L'ouvrage gravite autour d'un grand volet central écrit en 1979, "L'écho du sujet", où le rythme est érigé, dans le sillage de Hölderlin et Ezra Pound, en valeur cardinale non seulement de la musique, dont l'étude passionna longtemps Lacoue-Labarthe, mais également de l'existence humaine. "Tout est rythme (rythmus), écrivit Hölderlin, le destin tout entier de l'homme est un seul rythme céleste, de même que l'oeuvre d'art est un unique rythme". "Se méprendre sur le rythme d'une phrase, c'est se méprendre sur le sens même de la phrase", ajoute Nietzsche dans un de ses coups de gueule "méridionaux" de Par-delà le bien et le mal contre le manque d'oreille des Allemands, qu'il estime "incapables de juger la qualité d'un style, car, avec eux, l'artiste du langage perd sa peine comme s'il s'adressait à des sourds..."(p.169).

Dans un grand élan nietzchéen, Lacoue-Labarthe rappelle utilement qu'au plan de l'identification, écouter, c'est aussi voir, et parler, donner à voir - le "Parle un peu, que je te voie" de Socrate - et que cette identification joue un rôle de premier plan dans la fabrication des souvenirs et des supports de la réminiscence, qui font que, comme Mahler se disait "composé par la musique qu'il écrivait" (ce qui faisait de lui, convenons-en, un gibier de choix pour ce cher Siegmund F.) l'être humain occidental est vécu plus qu'il ne vit, et sa création consciente fabriquée en lui par "des forces inconnues".

"Je sais que tant que je pourrai donner forme verbalement à une expérience intérieure, je ne l'écrirai certainement pas en musique", écrivit Mahler. "Le besoin de m'exprimer musicalement ne commence qu'avec les émotions nébuleuses qui s'ouvrent sur “l'autre monde“, lieu ou l'espace et le temps ne séparent plus rien..." Une expérience de réminiscence autour de l'incipit du choral Auferstehen de sa Deuxième symphonie (sur le texte écrit par Klopstock après les funérailles de von Bülow) sert de support à cet article ambitieux, dont les attendus et les références psychanalytiques rendent la lecture parfois quelque peu ardue, de mon point de vue.
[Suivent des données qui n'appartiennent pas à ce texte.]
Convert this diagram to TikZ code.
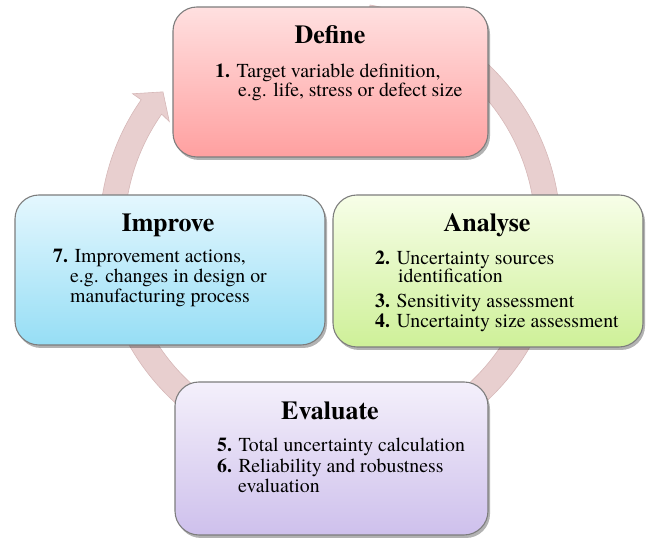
\documentclass[tikz,border=0pt]{standalone}
\usepackage{fontspec}
\setmainfont{TeX Gyre Termes}
\usetikzlibrary{shadows}
\definecolor{ringfill}{RGB}{232,207,207}
\definecolor{ringedge}{RGB}{214,184,184}
\definecolor{boxedge}{RGB}{125,125,125}
\definecolor{defT}{RGB}{255,224,224}
\definecolor{defB}{RGB}{255,160,160}
\definecolor{impT}{RGB}{228,247,254}
\definecolor{impB}{RGB}{150,222,245}
\definecolor{anaT}{RGB}{247,254,232}
\definecolor{anaB}{RGB}{206,240,152}
\definecolor{evaT}{RGB}{244,240,251}
\definecolor{evaB}{RGB}{206,192,236}
\tikzset{
  phasebox/.style={rectangle, rounded corners=24pt, draw=boxedge, line width=1.1pt,
    inner sep=0pt, shading=axis,
    drop shadow={shadow xshift=2pt, shadow yshift=-3pt, opacity=0.3, fill=black}},
  ttl/.style={anchor=base, inner sep=0pt, font=\fontsize{26}{29}\selectfont\bfseries},
  txt/.style={anchor=base west, inner sep=0pt, font=\fontsize{19.8}{21}\selectfont},
}
\begin{document}
\begin{tikzpicture}[x=1pt,y=1pt]
\useasboundingbox (0,0) rectangle (657,540);
% ring with arrow head
\begin{scope}[shift={(330,308)}]
\filldraw[fill=ringfill, draw=ringedge, line width=0.6pt]
  (80:230.5) arc[start angle=80, end angle=-215, radius=230.5]
  -- (145:241) -- (140:218) -- (145.5:195) -- (145:205.5)
  arc[start angle=145, end angle=440, radius=205.5] -- cycle;
\end{scope}
% boxes
\node[phasebox, top color=defT, bottom color=defB, minimum width=315pt, minimum height=150pt] (define) at (330.5,458) {};
\node[phasebox, top color=impT, bottom color=impB, minimum width=310pt, minimum height=150pt] (improve) at (170,270) {};
\node[phasebox, top color=anaT, bottom color=anaB, minimum width=310pt, minimum height=152pt] (analyse) at (488,269) {};
\node[phasebox, top color=evaT, bottom color=evaB, minimum width=313pt, minimum height=153pt] (evaluate) at (331.5,81.5) {};
% Define
\node[ttl] (defTl) at (330,496) {Define};
\node[txt] (d1) at (215,462) {\textbf{1.} Target variable definition,};
\node[txt] (d2) at (238,443) {e.g. life, stress or defect size};
% Improve
\node[ttl] (impTl) at (168,308) {Improve};
\node[txt] (i1) at (53,277) {\textbf{7.} Improvement actions,};
\node[txt] (i2) at (70,257) {e.g. changes in design or};
\node[txt] (i3) at (70,237) {manufacturing process};
% Analyse
\node[ttl] (anaTl) at (487,308) {Analyse};
\node[txt] (a1) at (375,275) {\textbf{2.} Uncertainty sources};
\node[txt] (a2) at (398,257) {identification};
\node[txt] (a3) at (375,232) {\textbf{3.} Sensitivity assessment};
\node[txt] (a4) at (375,212) {\textbf{4.} Uncertainty size assessment};
% Evaluate
\node[ttl] (evaTl) at (330,120) {Evaluate};
\node[txt] (e1) at (217,88) {\textbf{5.} Total uncertainty calculation};
\node[txt] (e2) at (217,67) {\textbf{6.} Reliability and robustness};
\node[txt] (e3) at (238,47) {evaluation};
\end{tikzpicture}
\end{document}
Les autres articles, en particulier celui consacré au regard très critique d'Adorno sur le jazz, sont d'une lecture avenante et enrichissante.

Les éditeurs ont choisi une présentation anti-chronologique, les articles les plus anciens (1965) venant en dernier, et le plus récent (2005 pour l'élégant "Chant des muses") en début d'ouvrage. Démarche inattendue, malgré la mise en garde liminaire, et qui souligne le côté daté des dernières contributions. "L'antithèse ironique", autour de Nietzsche (un malade qui se soigne) et Wagner (un malade qui s'ignore) est un pur régal de dialectique... d'un manichéisme totalement assumé !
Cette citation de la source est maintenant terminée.